The chief excellence of this invention consists in this friction, slight as it is, being constant, and entirely uninfluenced by the wheelwork; indeed, the power may be increased to a hundred times the amount necessary to drive the clock, supposing the machinery capable of sustaining the weight, without in the least increasing the friction of the pendulum, or in any way interfering with the extent or time of its vibration. After a long and careful trial, I am satisfied that this is a more reliable and accurate escapement than any that have been made public.

After this escapement had been perfected, I found, that by a very simple addition, I could secure a magnetic break-circuit entirely free form the danger of oxidization, and which would not in any way influence the pendulum, or disadvantageously impede any of the other mechanism of the clock, hitherto the chief drawbacks to all other break-circuits.

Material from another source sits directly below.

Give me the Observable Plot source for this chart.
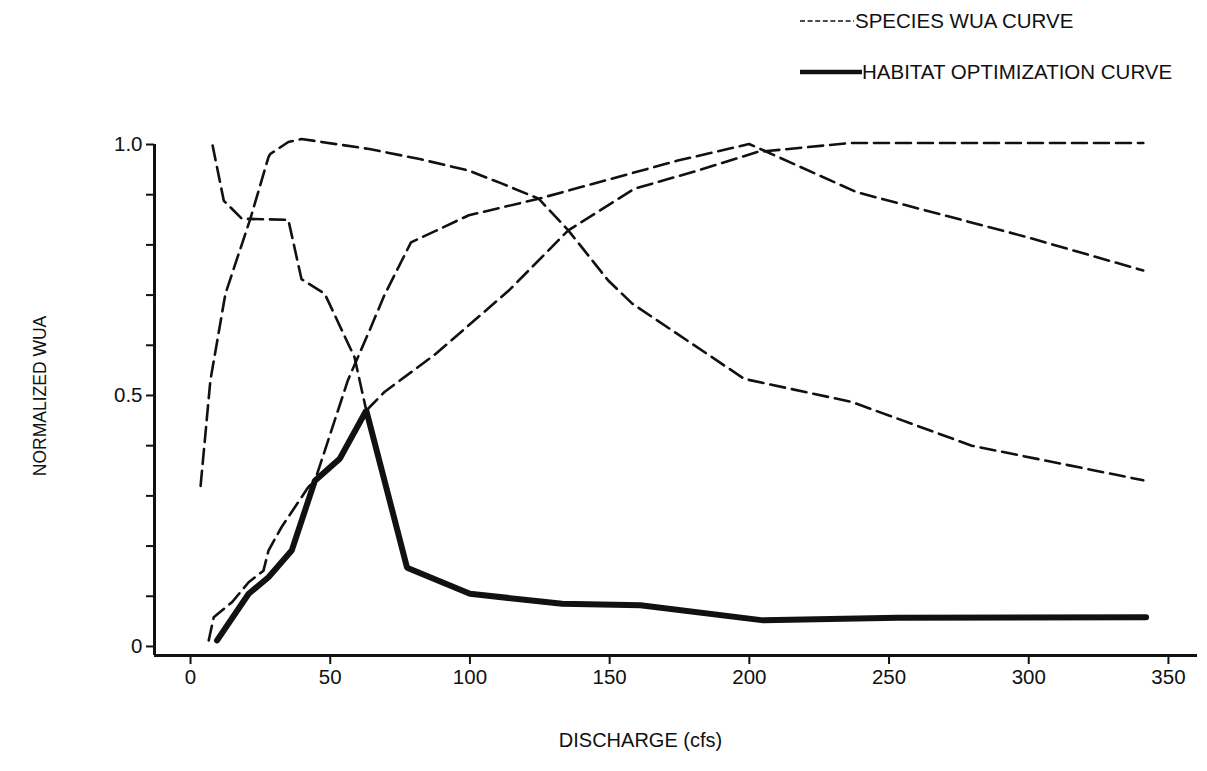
<!DOCTYPE html>
<html>
<head>
<meta charset="utf-8">
<script src="https://cdn.jsdelivr.net/npm/d3@7"></script>
<script src="https://cdn.jsdelivr.net/npm/@observablehq/plot@0.6"></script>
<style>
  html, body { margin: 0; padding: 0; background: #fff; }
  #wrap { position: relative; width: 1207px; height: 771px; font-family: "Liberation Sans", Arial, Helvetica, sans-serif; color: #111; }
  #legend { position: relative; width: 1207px; height: 100px; }
  .lg-text { position: absolute; font-size: 20.5px; line-height: 20px; white-space: nowrap; }
  #chart svg { display: block; }
</style>
</head>
<body>
<div id="wrap">
  <div id="legend">
    <svg width="1207" height="100" style="position:absolute;left:0;top:0">
      <line x1="800" y1="21" x2="854" y2="21" stroke="#111" stroke-width="1.6" stroke-dasharray="5,2.6"></line>
      <line x1="800" y1="72" x2="862" y2="72" stroke="#111" stroke-width="4.5"></line>
    </svg>
    <span class="lg-text" style="left:855px;top:11px">SPECIES WUA CURVE</span>
    <span class="lg-text" style="left:862px;top:62px">HABITAT OPTIMIZATION CURVE</span>
  </div>
  <div id="chart"></div>
</div>
<script>
// ---- Data ----
const xTicks = [0, 50, 100, 150, 200, 250, 300, 350];
const yMajorTicks = [0, 0.5, 1.0];
const yMajorLabels = ["0", "0.5", "1.0"];
const yMinorTicks = [0.1, 0.2, 0.3, 0.4, 0.6, 0.7, 0.8, 0.9];

// Species WUA curve A (rises fast, peaks ~40 cfs, declines)
const speciesA_x = [3.6, 7.1, 12.5, 21.4, 27.9, 28.5, 35, 39.7, 64, 82, 99.6, 111.5, 124.6, 135.2, 149.5, 158.1, 198.2, 236.7, 279.6, 341];
const speciesA_y = [0.32, 0.53, 0.703, 0.852, 0.975, 0.981, 1.005, 1.011, 0.991, 0.971, 0.948, 0.922, 0.892, 0.829, 0.729, 0.683, 0.533, 0.487, 0.40, 0.331];

// Species WUA curve B (starts at 1.0, steps down, then low tail)
const speciesB_x = [7.9, 11.9, 18.4, 35, 39.7, 48, 58.7, 62.9, 77.5, 100, 133, 161, 205, 253, 342];
const speciesB_y = [0.998, 0.888, 0.852, 0.85, 0.732, 0.703, 0.576, 0.47, 0.157, 0.105, 0.085, 0.082, 0.052, 0.057, 0.058];

// Species WUA curve C (gradual rise to 1.0 at ~240 cfs)
const speciesC_x = [6.5, 8.3, 14.8, 20.8, 26.1, 27.9, 32.6, 42.1, 45, 53.4, 62.9, 69.4, 87.8, 113.9, 135.2, 158.9, 181.5, 202.8, 236, 341];
const speciesC_y = [0.012, 0.058, 0.088, 0.128, 0.151, 0.191, 0.238, 0.317, 0.335, 0.374, 0.47, 0.507, 0.583, 0.709, 0.829, 0.912, 0.948, 0.985, 1.003, 1.003];

// Species WUA curve D (steep rise, peak at 200 cfs, declines)
const speciesD_x = [9.5, 20.8, 27.9, 36.2, 44.5, 56.3, 64.1, 69.4, 78.9, 99.6, 124.6, 174.4, 199.9, 205.2, 238.4, 299, 341];
const speciesD_y = [0.012, 0.105, 0.138, 0.191, 0.33, 0.53, 0.63, 0.70, 0.805, 0.859, 0.892, 0.968, 1.001, 0.988, 0.905, 0.816, 0.749];

// Habitat optimization curve (thick)
const habitat_x = [9.5, 20.8, 27.9, 36.2, 44.5, 53.4, 62.9, 77.5, 100, 133, 161, 205, 253, 342];
const habitat_y = [0.012, 0.105, 0.138, 0.191, 0.33, 0.374, 0.47, 0.157, 0.105, 0.085, 0.082, 0.052, 0.057, 0.058];

// ---- Build tables ----
const speciesSeries = [
  ["A", speciesA_x, speciesA_y],
  ["B", speciesB_x, speciesB_y],
  ["C", speciesC_x, speciesC_y],
  ["D", speciesD_x, speciesD_y]
];
const speciesRows = speciesSeries.flatMap(([name, xs, ys]) => xs.map((x, i) => ({series: name, x, y: ys[i]})));
const habitatRows = habitat_x.map((x, i) => ({x, y: habitat_y[i]}));

const xDomain = [-12.9, 360.4];
const yDomain = [-0.018, 1.0];
const fontFam = '"Liberation Sans", Arial, Helvetica, sans-serif';

const chart = Plot.plot({
  width: 1207,
  height: 671,
  marginLeft: 154,
  marginRight: 10,
  marginTop: 44,
  marginBottom: 116,
  x: {domain: xDomain},
  y: {domain: yDomain},
  style: {fontFamily: fontFam, fontSize: "20.5px", color: "#111", background: "#fff", overflow: "visible"},
  marks: [
    Plot.axisX({ticks: xTicks, tickSize: 9, tickPadding: 5, strokeWidth: 2, label: null, tickFormat: d => String(d)}),
    Plot.axisY({ticks: yMinorTicks, tickSize: 8, strokeWidth: 2, text: null, label: null}),
    Plot.axisY({ticks: yMajorTicks, tickSize: 8, tickPadding: 4, strokeWidth: 2, label: null,
      tickFormat: d => yMajorLabels[yMajorTicks.indexOf(d)]}),
    Plot.ruleX([xDomain[0]], {y1: yDomain[0], y2: yDomain[1], strokeWidth: 3, stroke: "#111"}),
    Plot.ruleY([yDomain[0]], {strokeWidth: 3, stroke: "#111"}),
    Plot.line(speciesRows, {x: "x", y: "y", z: "series", stroke: "#111", strokeWidth: 2.6, strokeDasharray: "15,7"}),
    Plot.line(habitatRows, {x: "x", y: "y", stroke: "#111", strokeWidth: 6, strokeLinejoin: "miter"}),
    Plot.text(["NORMALIZED WUA"], {frameAnchor: "left", rotate: -90, dx: -114, dy: -4, textAnchor: "middle", fontSize: 17.5, fill: "#111"}),
    Plot.text(["DISCHARGE (cfs)"], {frameAnchor: "bottom-left", dx: 486, dy: 91, textAnchor: "middle", fontSize: 20, fill: "#111"})
  ]
});
document.getElementById("chart").appendChild(chart);
</script>
</body>
</html>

It is sufficient proof of its certainty to say, that it has been in operation for a year past without adjustment or alteration, never having been known to fail in any one instance.

Astronomers, in particular, may, I hope, benefit by this invention, as the difficulty of finding a break-circuit that would not require constant care and alteration, has long been a serious evil to them in recording their observations by the method (now general) of electro-magnetic registration.